Friday, June 1, 2007

Opposites attract

I just sent my sister a list of the women who are most important in my life. You know, the ones that I've deemed worthy of getting drunk with us while sending me into marriagedom. Let's just say I don't need even to take my socks off to count the number of girls on that list.








I know they say opposites attract, but isn't that supposed to just pertain to chemistry/romantic endeavors? Or does that hold true for all relationships regardless of their intimacy level? I guess I've always had more guy friends. Well, I've never been able to keep girlfriends is more like it. I think back to my "best friends" in my younger days and am sad to think of how many of them I've drifted far from. A lot of it was my fault. For some of them, I can name specific incidents that caused the rift that never got fully patched again. Sure, I'm still friends with all of these ladies, but I don't think we will ever be as close as we were then. If I ran into them in public we could talk and "catch up" but then what? No exchanging of new phone numbers, no future plans made (save for the vague mentioning of the fact we should get together some time) and then maybe a hasty online message via Facebook.

I wonder why it's so hard for me to befriend women and keep them close. It seems like someone always fails the relationship. When I was 8, it was my best friend who had moved away after living next door to me for years. She was coming to my birthday party and I hadn't seen her in some time. I was beside myself, looking out the window all the time, asking my mom when she would be there. I put my other friends on the back burner waiting for her to show. And she never did. And there was no phone call to say she wasn't coming. All I know is that I think my mom finally called her mom to see what traumatic event had caused her to not only not show, but not even bother to call. I believe the lame response had to do with which parent had custody of her that weekend. Or something equally pathetic. Maybe that was the first time I learned not to let myself get too close to a girlfriend if I didn't want to get hurt.

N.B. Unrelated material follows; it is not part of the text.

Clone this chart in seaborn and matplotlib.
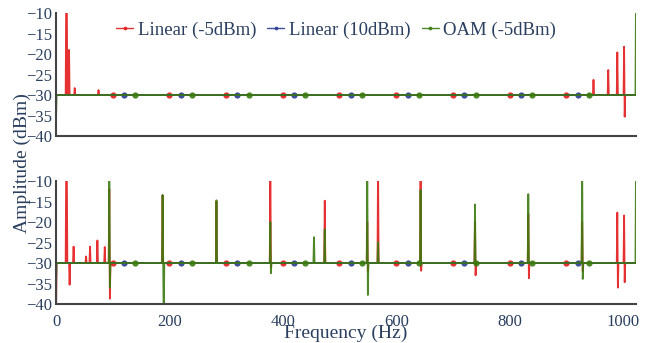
import numpy as np
import seaborn as sns
import matplotlib.pyplot as plt

# frequency bins of the spectrum (Hz)
freq = np.arange(0, 1024)
baseline = -30

# spikes: (frequency, amplitude dBm)
red_top = [(18, -5), (19, -5), (23, -19), (33, -28.3), (75, -28.8),
           (948, -26.3), (974, -23.9), (990, -19.6), (1002, -18.2), (1003, -35.3)]
blue_top = []
green_top = [(0, -36), (1023, -5)]

red_bottom = [(0, -45), (18, -5), (19, -5), (24, -35.3), (31, -26), (53, -28.4),
              (60, -26), (73, -24.5), (86, -26.1), (94, -12), (95, -38.7),
              (188, -13.5), (283, -15), (378, -5), (379, -31), (474, -14.8),
              (549, -20), (550, -32), (568, -5), (643, -5), (644, -31.9),
              (739, -20), (740, -33), (833, -18), (834, -33.7), (928, -20),
              (929, -32), (990, -17.7), (991, -36), (1002, -18.4), (1003, -34.7)]
blue_bottom = []
green_bottom = [(0, -36), (94, -5), (95, -36), (188, -13.4), (190, -45),
                (283, -14.7), (378, -20), (379, -32.5), (455, -23.7),
                (474, -21.8), (549, -5), (550, -37.8), (568, -24.9),
                (643, -12.2), (739, -15.7), (833, -13.2), (928, -5),
                (929, -33.9), (1023, -5)]

labels = ['Linear (-5dBm)', 'Linear (10dBm)', 'OAM (-5dBm)']
colors = ['#e41a1c', '#2c3b8f', '#3b7a0f']
marker_start = [100, 120, 140]
x_ticks = [0, 200, 400, 600, 800, 1000]
y_ticks = [-10, -15, -20, -25, -30, -35, -40]


def series(spikes):
    s = np.full(len(freq), float(baseline))
    for f, v in spikes:
        s[f] = v
    return s


sns.set_style('white')
plt.rcParams['font.family'] = ['Liberation Serif', 'DejaVu Serif']
txt = '#2a3f5f'

fig = plt.figure(figsize=(6.49, 3.43), dpi=100)
ax_top = fig.add_axes([0.0863, 0.6035, 0.8937, 0.3585])
ax_bot = fig.add_axes([0.0863, 0.1137, 0.8937, 0.3586])

panels = [(ax_top, [red_top, blue_top, green_top]),
          (ax_bot, [red_bottom, blue_bottom, green_bottom])]

for ax, spikes in panels:
    for sp, c, lab, m0 in zip(spikes, colors, labels, marker_start):
        sns.lineplot(x=freq, y=series(sp), ax=ax, color=c, lw=1.3, alpha=0.9,
                     estimator=None, sort=False, label=lab,
                     marker='o', markersize=4.5, markeredgewidth=0,
                     markevery=list(range(m0, 1000, 100)))
    ax.set_xlim(0, 1023)
    ax.set_ylim(-40, -10)
    ax.set_yticks(y_ticks)
    ax.set_yticklabels(['\u2212' + str(-v) for v in y_ticks])
    ax.set_xticks(x_ticks)
    ax.tick_params(length=0, labelsize=12, labelcolor=txt)
    ax.tick_params(axis='y', pad=3)
    ax.tick_params(axis='x', pad=7)
    for side in ['top', 'right']:
        ax.spines[side].set_visible(False)
    for side in ['left', 'bottom']:
        ax.spines[side].set_color('#444444')
        ax.spines[side].set_linewidth(1.5)
    ax.set_xlabel('')
    ax.set_ylabel('')
    ax.get_legend().remove()

ax_top.set_xticklabels([])

handles, labs = ax_top.get_legend_handles_labels()
leg = fig.legend(handles, labs, loc='center', bbox_to_anchor=(0.518, 0.912), ncol=3,
                 frameon=False, fontsize=13.5, labelcolor=txt, handlelength=0.9,
                 handletextpad=0.25, columnspacing=0.6, borderaxespad=0,
                 markerscale=0.6)
for h in leg.legend_handles:
    h.set_linewidth(1.0)

fig.text(0.034, 0.525, 'Amplitude (dBm)', rotation=90, ha='center', va='center',
         fontsize=14, color=txt)
fig.text(0.533, 0.029, 'Frequency (Hz)', ha='center', va='center',
         fontsize=14, color=txt)

fig.savefig('out.png', dpi=100)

It goes on from there. Several altercations at various birthday parties, fighting on the school bus, name calling, preteen awkwardness and sensitive little girls all somehow made it clear that girls carry too much baggage. Even today, I love my female friends, but can only handle them alone in small doses. Even my sister, who is my best friend in the world, can get on my nerves pretty easily. Maybe there's some underlying competition going on. Who knows.









So my bachelorette party won't require the renting of a party bus or an entire floor of a hotel. But I like it that way. A handful of close friends is better than two dozen acquaintances that I might not even be friends with a year from now. My little baby sister will be the only one not legally able to drink, so we will either have to find a good 18+ club, or create Club Bride at home.











It's up to my wonderful girls, and I know whatever we do will be special no matter what.